Johnson, a Baltimore resident, joined the Baltimore County force in 2008 and became a narcotics detective in 2014, according to a Tuesday news release from the U.S. Attorney’s Office for Maryland.
Baltimore County police spokeswoman Joy Stewart said Johnson is suspended without pay. Prior to the indictment, he had been suspended with pay.
In 2019, Johnson obtained a qualified handgun instructor certificate from Maryland State Police, which authorized him to instruct students on using firearms, prosecutors said. Those who purchase, rent or receive a handgun in the state must have a handgun qualification license, and a wear-and-carry permit must also be acquired to use them legally.
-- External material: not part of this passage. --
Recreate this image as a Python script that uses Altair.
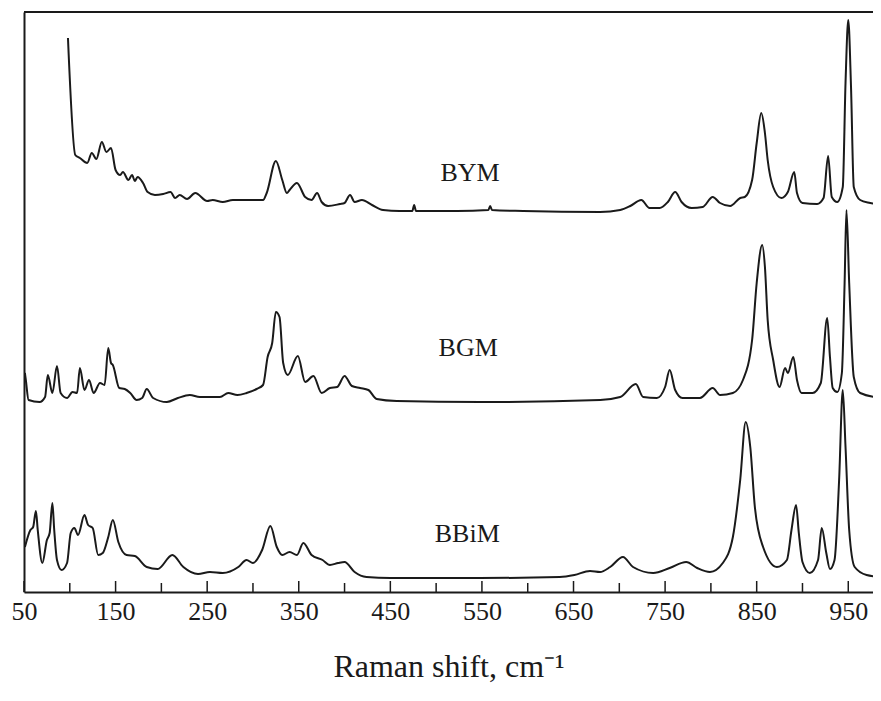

Hours of training are required to obtain the licenses — at least four for handgun qualification licenses, and 16 for initial wear-and-carry permit applications, plus an additional eight upon renewal applications for those permits. Wear-and-carry permit applicants must also complete a Maryland State Police firearms training course within two years of submitting a new or renewal application.
Johnson accepted payments for licenses and permits via interstate electronic transfer funds services, such as Venmo, CashApp and Zelle, in exchange for him falsely certifying that they had completed the required training, according to federal prosecutors. He allegedly charged about $100 for handgun qualification licenses and $150 to $200 for wear-and-carry permits, prosecutors said.
After receiving payment, Johnson told applicants they would not need to attend the required classes and sent them score sheets falsely certifying the completion of the training, according to prosecutors. Applicants then used those forms to apply for their licenses and permits. Johnson received six payments from five people for licenses, permits or both, according to the release.
In the two years since earning his qualified handgun instructor certificate, Johnson certified at least 100 applicants for handgun licenses and at least 45 for wear-and-carry permits, prosecutors said.
A person identified in the indictment only by the initials B.C., approached Johnson in January about obtaining a wear and carry permit, according to the indictment. B.C. told Johnson on Facebook messenger that he’d signed up for a class and inquired about Johnson’s services. Prosecutors detailed the telling dialogue that followed.
“Do I still need to take the class? Lol,” B.C. wrote.
“F--- that course lol,” Johnson responded. “Yeah I charge $150 and sign it off for you snd [sic] then you get printed and apply. Let me know. Better than sitting through 16 hours.”
“Jesus that’s so much easier. Can my wife get her hql that way as well?” B.C. asked.
“Yeah I do $100 for HQL and $150 for CCW,” Johnson responded, according to the indictment. “That gets her the certificate of training and you the shooting sheet and training sign off.”
Qualified handgun instructors “whose courses fail to meet minimum standards and who improperly certify applicants” will lose their certification, according to the state police website.